For food entrepreneurs and local chefs, the space will also include certified commercial kitchens and co-working spaces for technical assistance, culinary education and community gathering, providing a 360-degree opportunity for all who grow, serve and eat in Northwest Arkansas.
The Walton Family Foundation is supporting the development of Market Center of the Ozarks as part of its Northwest Arkansas Food Systems initiative, which has a mission to help the region become a national model for locally grown food.
Building on the region’s rich agricultural history, Market Center of the Ozarks will help local farmers meet growing consumer demand for local produce and relieve pressure on a stressed food supply chain. It will contribute to a virtuous cycle that benefits local farmers and chefs who work hard to support their families while feeding their community.
“I’m so excited for the Center to open,” says Allyson. “A lot of our students come from farming families, and resources like this adds value to what they can sell and what we as large buyers can purchase.”
She says greater access to local, frozen produce not only expands the variety of what her schools can serve students, but extends the duration of time it is available.

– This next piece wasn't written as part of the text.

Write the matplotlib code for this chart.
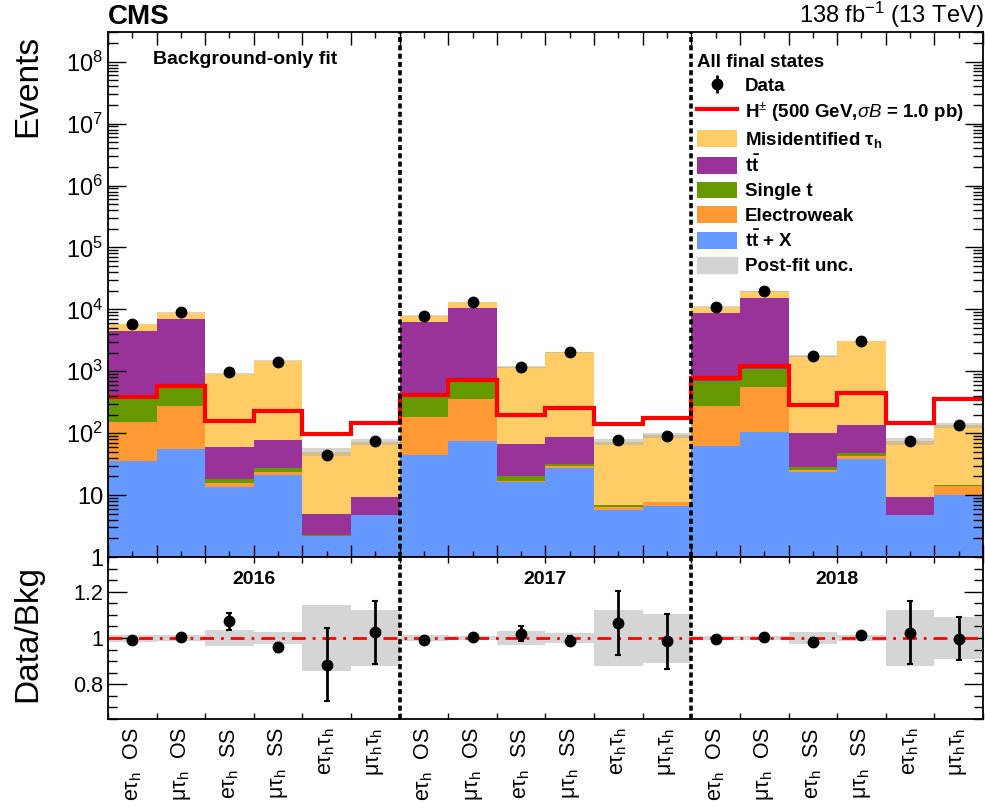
import numpy as np
import matplotlib
matplotlib.use('Agg')
import matplotlib.pyplot as plt
from matplotlib.patches import Patch
from matplotlib.ticker import FixedLocator, FuncFormatter, MultipleLocator

plt.rcParams['font.family'] = ['Liberation Sans', 'DejaVu Sans']
plt.rcParams['mathtext.fontset'] = 'custom'
plt.rcParams['mathtext.rm'] = 'Liberation Sans'
plt.rcParams['mathtext.it'] = 'Liberation Sans:italic'
plt.rcParams['mathtext.bf'] = 'Liberation Sans:bold'

# categories (per year: 6 final states)
years = ['2016', '2017', '2018']
cat_labels = ['eτ$_{\\mathrm{h}}$  OS', 'μτ$_{\\mathrm{h}}$  OS',
              'eτ$_{\\mathrm{h}}$  SS', 'μτ$_{\\mathrm{h}}$  SS',
              'eτ$_{\\mathrm{h}}$τ$_{\\mathrm{h}}$', 'μτ$_{\\mathrm{h}}$τ$_{\\mathrm{h}}$']

# post-fit backgrounds (events per bin)
ttX = [35, 55, 13.6, 21, 2.2, 4.7, 45, 74, 16.3, 27, 5.7, 6.6, 63, 105, 24, 39, 4.8, 10]
ewk = [115, 225, 2.0, 3.0, 0.02, 0.05, 135, 281, 0.7, 2.4, 0.75, 1.0, 212, 450, 1.8, 4.0, 0.02, 4.2]
singlet = [215, 260, 2.4, 3.0, 0.01, 0.05, 200, 310, 3.0, 2.4, 0.45, 0.1, 430, 515, 2.5, 5.0, 0.01, 0.5]
ttbar = [4035, 6360, 42, 50, 2.8, 4.4, 5770, 9735, 48, 56, 0.05, 0.05, 8195, 14330, 70.7, 87, 4.4, 0.1]
misid = [1400, 2000, 860, 1403, 45, 64, 1750, 2700, 1100, 1950, 65, 85, 2200, 4100, 1670, 2965, 65, 120]

# relative post-fit uncertainty
unc_rel = [0.015, 0.012, 0.034, 0.025, 0.143, 0.12, 0.012, 0.01, 0.03, 0.022, 0.119, 0.106,
           0.01, 0.01, 0.025, 0.012, 0.12, 0.089]

# data
data = [5760, 8950, 987, 1420, 44.3, 75, 7850, 13150, 1190, 2015, 76.6, 91.4,
        11050, 19620, 1742, 3137, 76, 134.5]
data_err = [58, 71, 34, 30, 7.9, 10, 79, 105, 39, 41, 9.9, 10.9, 89, 117, 27, 31, 10.1, 12.7]

# H+ signal, 500 GeV, sigma*B = 1 pb
signal = [380, 570, 155, 226, 98, 148, 415, 730, 200, 260, 140, 178, 780, 1200, 285, 450, 145, 355]

bkg_names = ['t$\\mathbf{\\bar{t}}$ + X', 'Electroweak', 'Single t', '$\\mathbf{t\\bar{t}}$',
             'Misidentified τ$_{\\mathbf{h}}$']
bkg_colors = ['#6699ff', '#ff9933', '#669900', '#993399', '#ffcc66']

nbins = len(data)
edges = np.arange(nbins + 1)
centers = edges[:-1] + 0.5
total = np.sum([ttX, ewk, singlet, ttbar, misid], axis=0)
unc_rel = np.array(unc_rel)
data = np.array(data)
data_err = np.array(data_err)

fig = plt.figure(figsize=(9.85, 8.1), dpi=100)
ax = fig.add_axes([0.1096, 0.3123, 0.8884, 0.648])
rax = fig.add_axes([0.1096, 0.1123, 0.8884, 0.2])

# stacked backgrounds
bottom = np.full(nbins, 1e-3)
handles = {}
for vals, name, col in zip([ttX, ewk, singlet, ttbar, misid], bkg_names, bkg_colors):
    top = bottom + np.array(vals)
    handles[name] = ax.stairs(top, edges, baseline=bottom, fill=True, color=col, lw=0)
    bottom = top

unc_col = (175 / 255, 175 / 255, 175 / 255)
ax.bar(centers, 2 * unc_rel * total, bottom=total * (1 - unc_rel), width=1.0,
       color=unc_col, alpha=0.52, lw=0)

sig = ax.stairs(signal, edges, baseline=None, color='#ff0000', lw=3)
dat = ax.errorbar(centers, data, yerr=data_err, fmt='o', color='black', ms=7.5,
                  elinewidth=2, capsize=0)

ax.set_yscale('log')
ax.set_ylim(1, 3e8)
ax.set_xlim(0, nbins)

def log_fmt(v, pos):
    e = int(round(np.log10(v)))
    if e == 0:
        return '1'
    if e == 1:
        return '10'
    return '$10^{%d}$' % e

ax.yaxis.set_major_formatter(FuncFormatter(log_fmt))
ax.xaxis.set_major_locator(FixedLocator(edges))
ax.xaxis.set_minor_locator(FixedLocator(centers))
ax.tick_params(axis='x', which='both', direction='in', top=True, bottom=True, labelbottom=False)
ax.tick_params(axis='x', which='major', length=9, width=1)
ax.tick_params(axis='x', which='minor', length=4.5, width=1)
ax.tick_params(axis='y', which='both', direction='in', left=True, right=True, labelsize=17, width=1)
ax.tick_params(axis='y', which='major', length=13)
ax.tick_params(axis='y', which='minor', length=7)
for sp in ax.spines.values():
    sp.set_linewidth(1.3)

for xb in [6, 12]:
    ax.axvline(xb, color='black', lw=2.6, ls=(0, (1.4, 0.9)))
    rax.axvline(xb, color='black', lw=2.6, ls=(0, (1.4, 0.9)))

ax.text(0.051, 0.947, 'Background-only fit', transform=ax.transAxes, fontsize=14,
        fontweight='bold', va='center', ha='left')

unc_patch = Patch(color='#d3d3d3')
leg = ax.legend([dat, sig, handles[bkg_names[4]], handles[bkg_names[3]], handles[bkg_names[2]],
                 handles[bkg_names[1]], handles[bkg_names[0]], unc_patch],
                ['Data', 'H$^{\\pm}$ (500 GeV,$\\sigma B$ = 1.0 pb)', bkg_names[4], bkg_names[3],
                 bkg_names[2], bkg_names[1], bkg_names[0], 'Post-fit unc.'],
                loc='upper left', bbox_to_anchor=(0.673, 0.958), frameon=False,
                prop={'weight': 'bold', 'size': 13.5}, title='All final states',
                title_fontproperties={'weight': 'bold', 'size': 13.5}, alignment='left',
                handlelength=2.13, handleheight=1.0, handletextpad=0.43, labelspacing=0.29,
                borderpad=0, borderaxespad=0)

fig.text(0.1096, 0.963, 'CMS', fontsize=20, fontweight='bold', ha='left', va='bottom')
fig.text(0.998, 0.963, '138 fb$^{-1}$ (13 TeV)', fontsize=17, ha='right', va='bottom')
fig.text(0.028, 0.957, 'Events', fontsize=24, rotation=90, ha='center', va='top')
fig.text(0.028, 0.303, 'Data/Bkg', fontsize=24, rotation=90, ha='center', va='top')

# ratio panel
rax.bar(centers, 2 * unc_rel, bottom=1 - unc_rel, width=1.0, color=unc_col, alpha=0.52, lw=0)
rax.axhline(1.0, color='#ff0000', lw=2, ls=(0, (5, 2.5, 1, 2.5)))
rax.errorbar(centers, data / total, yerr=data_err / total, fmt='o', color='black', ms=7.5,
             elinewidth=2, capsize=2, capthick=1.5)
rax.set_xlim(0, nbins)
rax.set_ylim(0.65, 1.35)
rax.yaxis.set_major_locator(FixedLocator([0.8, 1.0, 1.2]))
rax.yaxis.set_major_formatter(FuncFormatter(lambda v, p: '%g' % round(v, 2)))
rax.yaxis.set_minor_locator(MultipleLocator(0.05))
rax.tick_params(axis='y', which='both', direction='in', left=True, right=True, labelsize=15.5, width=1)
rax.tick_params(axis='y', which='major', length=14)
rax.tick_params(axis='y', which='minor', length=6.5)
rax.xaxis.set_minor_locator(FixedLocator(edges))
rax.tick_params(axis='x', which='minor', direction='in', top=True, bottom=True, length=4.5, width=1)
rax.set_xticks(centers)
rax.set_xticklabels(cat_labels * 3, rotation=90, fontsize=15.5)
rax.tick_params(axis='x', which='major', length=0, pad=6)
for sp in rax.spines.values():
    sp.set_linewidth(1.3)

for i, yr in enumerate(years):
    rax.text(3 + 6 * i, 1.255, yr, fontsize=14, fontweight='bold', ha='center', va='center')

fig.savefig('out.png', dpi=100)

Agriculture is already the number one industry in Arkansas, one that employs 1 in 6 of the state’s residents, says Karen Reynolds, who runs ‘Arkansas Grown’ programming for the state’s department of agriculture.
“I’m not aware of any concept in the state at this time that is as comprehensively helpful to farmers as Market Center of the Ozarks,” says Karen. “Not only do you have aggregation facilities with processing and packaging, you have a commissary kitchen so that food entrepreneurs can take food fresh from the field to a dinner plate all in one place. And once farmers deliver their product, they get to go back to doing what they do best.”

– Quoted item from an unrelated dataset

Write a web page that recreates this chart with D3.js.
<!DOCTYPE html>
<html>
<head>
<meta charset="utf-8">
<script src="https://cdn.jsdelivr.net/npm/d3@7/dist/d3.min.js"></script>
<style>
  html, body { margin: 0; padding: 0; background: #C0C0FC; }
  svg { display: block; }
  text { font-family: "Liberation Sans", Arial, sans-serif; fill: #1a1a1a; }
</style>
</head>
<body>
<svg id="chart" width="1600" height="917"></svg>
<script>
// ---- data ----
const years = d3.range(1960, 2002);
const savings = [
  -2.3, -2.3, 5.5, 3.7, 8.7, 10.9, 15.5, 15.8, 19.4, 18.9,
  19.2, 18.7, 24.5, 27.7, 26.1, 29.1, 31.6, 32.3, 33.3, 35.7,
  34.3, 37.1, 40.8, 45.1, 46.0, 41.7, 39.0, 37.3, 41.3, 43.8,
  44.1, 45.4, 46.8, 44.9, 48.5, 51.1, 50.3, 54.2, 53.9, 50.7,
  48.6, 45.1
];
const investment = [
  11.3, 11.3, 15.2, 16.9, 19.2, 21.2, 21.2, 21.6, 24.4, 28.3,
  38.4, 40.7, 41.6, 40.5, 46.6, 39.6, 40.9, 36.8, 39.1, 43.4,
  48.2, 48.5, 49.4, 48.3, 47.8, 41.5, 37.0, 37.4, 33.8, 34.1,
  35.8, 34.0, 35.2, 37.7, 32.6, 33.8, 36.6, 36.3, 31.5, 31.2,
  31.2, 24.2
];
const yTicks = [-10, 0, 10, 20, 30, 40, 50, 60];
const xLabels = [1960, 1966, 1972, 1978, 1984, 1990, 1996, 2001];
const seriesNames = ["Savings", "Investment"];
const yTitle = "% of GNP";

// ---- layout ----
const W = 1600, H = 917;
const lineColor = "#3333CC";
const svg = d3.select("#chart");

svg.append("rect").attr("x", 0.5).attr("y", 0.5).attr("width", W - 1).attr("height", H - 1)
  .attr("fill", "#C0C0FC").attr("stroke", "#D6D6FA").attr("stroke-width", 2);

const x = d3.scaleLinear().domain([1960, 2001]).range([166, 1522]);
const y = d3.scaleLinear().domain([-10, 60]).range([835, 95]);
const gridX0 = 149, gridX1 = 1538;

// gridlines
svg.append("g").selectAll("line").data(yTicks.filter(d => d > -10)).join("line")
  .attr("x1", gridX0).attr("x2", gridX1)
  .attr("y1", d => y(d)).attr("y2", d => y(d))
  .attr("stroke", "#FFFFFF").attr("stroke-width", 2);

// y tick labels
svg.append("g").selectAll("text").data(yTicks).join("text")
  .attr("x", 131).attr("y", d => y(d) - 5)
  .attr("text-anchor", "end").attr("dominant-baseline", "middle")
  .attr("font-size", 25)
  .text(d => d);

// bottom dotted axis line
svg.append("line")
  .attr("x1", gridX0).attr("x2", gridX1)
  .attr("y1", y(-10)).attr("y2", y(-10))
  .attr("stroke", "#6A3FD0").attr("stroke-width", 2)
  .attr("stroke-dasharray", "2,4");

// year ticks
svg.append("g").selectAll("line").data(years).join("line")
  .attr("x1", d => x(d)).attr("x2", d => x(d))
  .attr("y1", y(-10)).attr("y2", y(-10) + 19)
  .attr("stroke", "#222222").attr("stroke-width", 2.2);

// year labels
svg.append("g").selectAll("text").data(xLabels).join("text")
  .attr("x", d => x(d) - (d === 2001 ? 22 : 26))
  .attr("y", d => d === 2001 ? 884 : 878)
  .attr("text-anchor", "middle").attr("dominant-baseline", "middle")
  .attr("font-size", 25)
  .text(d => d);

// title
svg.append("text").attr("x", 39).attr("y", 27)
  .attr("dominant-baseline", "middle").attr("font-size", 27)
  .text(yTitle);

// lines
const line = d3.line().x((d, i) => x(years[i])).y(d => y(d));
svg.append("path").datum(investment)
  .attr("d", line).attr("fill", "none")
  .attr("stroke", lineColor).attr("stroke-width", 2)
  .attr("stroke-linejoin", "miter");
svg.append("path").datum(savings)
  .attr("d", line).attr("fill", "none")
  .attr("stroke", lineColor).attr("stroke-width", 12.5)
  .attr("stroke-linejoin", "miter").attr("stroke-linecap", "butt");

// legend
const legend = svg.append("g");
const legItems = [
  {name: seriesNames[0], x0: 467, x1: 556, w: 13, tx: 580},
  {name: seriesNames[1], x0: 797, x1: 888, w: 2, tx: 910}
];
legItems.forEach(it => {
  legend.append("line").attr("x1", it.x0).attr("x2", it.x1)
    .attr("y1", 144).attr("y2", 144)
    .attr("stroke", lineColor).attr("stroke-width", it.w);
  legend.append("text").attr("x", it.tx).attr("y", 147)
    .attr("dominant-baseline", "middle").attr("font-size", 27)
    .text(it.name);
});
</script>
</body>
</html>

As part of her work, Karen supports local farmers as they work to meet this increasing consumer demand for local produce.
“There is a gap in the process from the raw product in the field to “wholesale ready.” Many farmers want to scale up, but they don’t have the capital or time. Often, they don’t know where to turn,” she says.
I love the idea that the Market Center will connect chefs directly with farmers.
One food entrepreneur looking forward to Market Center of the Ozarks’ opening is Judy Tatios, a chef from Orange County, California, who now resides in Springdale, where the center will be located. Judy plans to open a first-of-its-kind Marshallese/Island food truck concept, “Street Iakwe, Eulala - Island Comfort" in 2022.
“Finding good, fresh ingredients can be really time consuming, and I love the idea that the Market Center will connect chefs directly with farmers, and provide access to most things I will need to run my truck,” she says.
“Catering job, events, and pop-ups will be more convenient because of the accessible resources this facility will provide. As an entrepreneur like me who is just starting up, I am grateful to have access to this space. It will definitely help this community grow their businesses.”
Springdale is already home to the most diverse population in the region, with large Hispanic, Hmong and Marshallese communities, eager to share their food and culture with their neighbors.
When Market Center of the Ozarks opens in early 2024, Judy can see herself, and other local food entrepreneurs, flocking to the space.
“When I am ready to expand, I'll know where to go. And I’ll be able to stand by my food proudly, knowing it’s sourced from local farmers. This facility will have a boomerang effect - blessing the businesses as the businesses will bless it. I’m excited to see what it will bring to the table.”